What Hypernetworks Do Differently
Hypernetworks represent a fundamentally different approach to where company knowledge lives relative to the model. Rather than storing knowledge in weights through fine-tuning or flooding the context window through RAG, hypernetworks generate task-specific model parameters on demand — effectively building the version of the model best suited for the current job, at the moment that job begins.
The practical implication is significant. Because the relevant knowledge is expressed in the model's parameters rather than competing for space inside a growing context window, the agent doesn't experience the same degradation over long tasks. Context rot is a function of what's inside the attention window; if knowledge lives in the weights themselves for a specific task, there's less retrievd material crowding that window as the job progresses.
This matters for the 90/10 dream — the agent handling 90% of the work autonomously — because the bottleneck isn't the model's raw intelligence. It's the model's ability to remain reliable over time and complexity. Hypernetworks target that bottleneck directly.
The Layer Beneath the Orchestration Race
The enterprise AI conversation has been dominated by orchestration frameworks, tool-use benchmarks, and foundation model capabilities. These are real and important areas of progress. But they all assume a precondition: that the individual agent is reliable enough to coordinate complex, extended work without constant oversight.

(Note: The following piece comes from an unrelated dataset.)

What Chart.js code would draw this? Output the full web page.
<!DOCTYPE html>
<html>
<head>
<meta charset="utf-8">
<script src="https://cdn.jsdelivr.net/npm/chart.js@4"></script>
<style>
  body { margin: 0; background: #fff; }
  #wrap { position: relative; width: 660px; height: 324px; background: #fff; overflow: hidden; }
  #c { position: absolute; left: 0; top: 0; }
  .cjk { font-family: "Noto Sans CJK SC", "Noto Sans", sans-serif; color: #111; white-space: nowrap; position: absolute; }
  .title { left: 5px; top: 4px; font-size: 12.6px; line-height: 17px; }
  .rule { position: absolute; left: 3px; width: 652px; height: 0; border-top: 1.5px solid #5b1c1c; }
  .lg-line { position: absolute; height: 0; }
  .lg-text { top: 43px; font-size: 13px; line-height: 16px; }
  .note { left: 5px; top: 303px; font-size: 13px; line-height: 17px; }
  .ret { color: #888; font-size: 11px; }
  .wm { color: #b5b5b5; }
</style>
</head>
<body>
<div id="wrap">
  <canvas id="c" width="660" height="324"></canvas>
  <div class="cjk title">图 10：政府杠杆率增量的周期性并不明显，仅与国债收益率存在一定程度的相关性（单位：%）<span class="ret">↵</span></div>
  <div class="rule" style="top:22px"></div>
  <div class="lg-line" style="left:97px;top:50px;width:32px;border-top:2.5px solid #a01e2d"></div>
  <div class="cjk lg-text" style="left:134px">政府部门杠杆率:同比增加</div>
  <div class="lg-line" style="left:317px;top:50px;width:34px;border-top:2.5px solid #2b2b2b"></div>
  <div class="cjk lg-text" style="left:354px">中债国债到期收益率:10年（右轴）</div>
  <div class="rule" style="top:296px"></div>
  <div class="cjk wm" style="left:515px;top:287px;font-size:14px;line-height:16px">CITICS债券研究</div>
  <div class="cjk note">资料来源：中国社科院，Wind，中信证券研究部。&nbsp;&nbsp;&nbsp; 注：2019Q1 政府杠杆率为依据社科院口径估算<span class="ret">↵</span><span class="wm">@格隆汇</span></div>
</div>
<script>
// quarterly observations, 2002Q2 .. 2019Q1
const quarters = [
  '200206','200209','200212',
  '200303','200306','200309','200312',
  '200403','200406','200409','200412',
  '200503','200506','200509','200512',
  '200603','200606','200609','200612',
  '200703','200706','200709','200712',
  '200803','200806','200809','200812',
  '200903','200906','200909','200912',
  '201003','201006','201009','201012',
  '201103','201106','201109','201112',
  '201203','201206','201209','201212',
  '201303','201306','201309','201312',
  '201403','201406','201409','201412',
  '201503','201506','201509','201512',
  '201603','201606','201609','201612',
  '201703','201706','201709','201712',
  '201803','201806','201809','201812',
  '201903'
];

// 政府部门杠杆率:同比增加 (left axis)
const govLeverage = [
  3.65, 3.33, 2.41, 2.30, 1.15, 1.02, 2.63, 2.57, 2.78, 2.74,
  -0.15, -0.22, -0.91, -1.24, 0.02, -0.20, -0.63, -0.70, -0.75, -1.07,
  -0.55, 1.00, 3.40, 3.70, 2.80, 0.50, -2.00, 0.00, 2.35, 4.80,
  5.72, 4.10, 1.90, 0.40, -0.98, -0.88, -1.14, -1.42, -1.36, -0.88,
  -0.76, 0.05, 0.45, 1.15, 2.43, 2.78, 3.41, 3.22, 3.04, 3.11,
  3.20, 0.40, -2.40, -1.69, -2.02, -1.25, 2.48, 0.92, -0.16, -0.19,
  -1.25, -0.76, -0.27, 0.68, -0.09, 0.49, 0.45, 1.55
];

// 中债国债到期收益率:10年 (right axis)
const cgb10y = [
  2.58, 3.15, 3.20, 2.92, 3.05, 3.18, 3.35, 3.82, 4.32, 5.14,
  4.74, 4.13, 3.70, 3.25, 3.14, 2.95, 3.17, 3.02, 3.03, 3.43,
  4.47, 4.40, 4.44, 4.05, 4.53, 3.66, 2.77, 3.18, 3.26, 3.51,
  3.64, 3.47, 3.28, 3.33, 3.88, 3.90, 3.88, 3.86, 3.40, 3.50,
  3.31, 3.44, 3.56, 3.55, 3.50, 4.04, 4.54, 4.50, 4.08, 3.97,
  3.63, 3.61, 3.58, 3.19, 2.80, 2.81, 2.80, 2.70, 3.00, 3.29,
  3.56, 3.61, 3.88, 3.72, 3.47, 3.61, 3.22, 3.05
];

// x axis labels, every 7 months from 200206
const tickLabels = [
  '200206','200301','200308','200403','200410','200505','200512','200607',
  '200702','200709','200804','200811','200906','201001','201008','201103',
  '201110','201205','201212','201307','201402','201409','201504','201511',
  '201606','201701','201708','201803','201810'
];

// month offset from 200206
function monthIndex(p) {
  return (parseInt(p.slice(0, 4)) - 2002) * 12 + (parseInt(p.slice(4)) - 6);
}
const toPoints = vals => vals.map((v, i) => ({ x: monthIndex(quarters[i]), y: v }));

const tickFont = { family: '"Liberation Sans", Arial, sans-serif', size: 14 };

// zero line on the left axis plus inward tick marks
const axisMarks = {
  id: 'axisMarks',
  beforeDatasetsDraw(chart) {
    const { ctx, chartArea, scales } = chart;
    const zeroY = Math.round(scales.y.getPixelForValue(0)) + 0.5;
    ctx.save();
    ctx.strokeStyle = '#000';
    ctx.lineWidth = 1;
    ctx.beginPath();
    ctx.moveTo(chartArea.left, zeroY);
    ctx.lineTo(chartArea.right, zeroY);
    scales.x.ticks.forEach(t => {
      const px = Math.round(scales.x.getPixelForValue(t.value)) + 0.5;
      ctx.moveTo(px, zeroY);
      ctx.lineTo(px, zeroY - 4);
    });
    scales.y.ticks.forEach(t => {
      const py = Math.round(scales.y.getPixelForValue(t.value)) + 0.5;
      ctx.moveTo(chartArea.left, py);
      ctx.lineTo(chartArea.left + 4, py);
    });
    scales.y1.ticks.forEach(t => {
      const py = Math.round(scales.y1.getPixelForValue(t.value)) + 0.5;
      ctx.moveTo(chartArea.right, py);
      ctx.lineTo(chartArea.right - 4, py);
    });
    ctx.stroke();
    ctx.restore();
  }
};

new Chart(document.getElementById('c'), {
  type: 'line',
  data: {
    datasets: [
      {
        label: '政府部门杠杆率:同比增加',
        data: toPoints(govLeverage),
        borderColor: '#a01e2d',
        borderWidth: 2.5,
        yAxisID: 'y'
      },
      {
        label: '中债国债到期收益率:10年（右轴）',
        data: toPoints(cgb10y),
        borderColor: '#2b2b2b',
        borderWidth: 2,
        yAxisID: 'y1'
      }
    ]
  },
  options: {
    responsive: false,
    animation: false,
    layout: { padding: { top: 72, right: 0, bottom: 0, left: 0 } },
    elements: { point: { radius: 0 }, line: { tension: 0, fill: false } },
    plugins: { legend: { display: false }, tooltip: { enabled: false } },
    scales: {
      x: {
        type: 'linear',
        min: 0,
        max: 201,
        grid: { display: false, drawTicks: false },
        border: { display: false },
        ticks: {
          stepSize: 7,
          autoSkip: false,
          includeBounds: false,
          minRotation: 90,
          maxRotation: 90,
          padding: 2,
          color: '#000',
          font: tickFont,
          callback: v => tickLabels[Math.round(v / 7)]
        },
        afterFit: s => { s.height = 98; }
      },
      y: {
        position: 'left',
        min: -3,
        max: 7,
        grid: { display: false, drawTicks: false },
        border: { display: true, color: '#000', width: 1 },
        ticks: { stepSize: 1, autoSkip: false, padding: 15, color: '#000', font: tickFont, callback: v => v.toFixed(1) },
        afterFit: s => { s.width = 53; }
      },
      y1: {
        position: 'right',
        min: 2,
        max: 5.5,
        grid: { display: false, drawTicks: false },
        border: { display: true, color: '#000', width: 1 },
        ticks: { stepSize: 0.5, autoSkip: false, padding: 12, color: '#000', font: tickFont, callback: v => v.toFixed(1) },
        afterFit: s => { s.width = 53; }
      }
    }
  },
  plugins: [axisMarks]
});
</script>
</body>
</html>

That precondition is exactly what context rot undermines, and what neither fine-tuning nor RAG fully addresses. Hypernetworks operate at this deeper layer — not competing with orchestration, but providing the reliability that makes effective orchestration possible in the first place.
What This Means for Enterprise AI Strategy
For enterprise teams evaluating or rebuilding their AI agent infrastructure, the implications are practical and immediate. A few questions are worth asking directly:
- How long do your production agents currently run before requiring human context replenishment?
- Are your RAG implementations seeing degraded output quality on longer or more complex tasks?
- Has your fine-tuning cycle kept pace with how quickly your business knowledge actually changes?
- Are you measuring agent autonomy in terms of task completion, or are you measuring it in terms of human interventions per task?
If the answers reveal a pattern of frequent human intervention on tasks that should, in principle, be fully automatable, the issue is almost certainly not your orchestration layer. It's the knowledge architecture underneath it.
The 90/10 operating model — agents handling the work, humans validating the outcome — is an achievable target. But getting there requires solving the right problem. Context rot, fine-tuning's fragility, and RAG's window-flooding tendencies are the actual barriers. Hypernetworks are one of the first architectural approaches designed to address all three in a structurally coherent way.
The agent pilots that never became production systems weren't failures of vision. They were, in many cases, failures of knowledge architecture. Fixing that layer is where the next generation of enterprise AI deployment begins.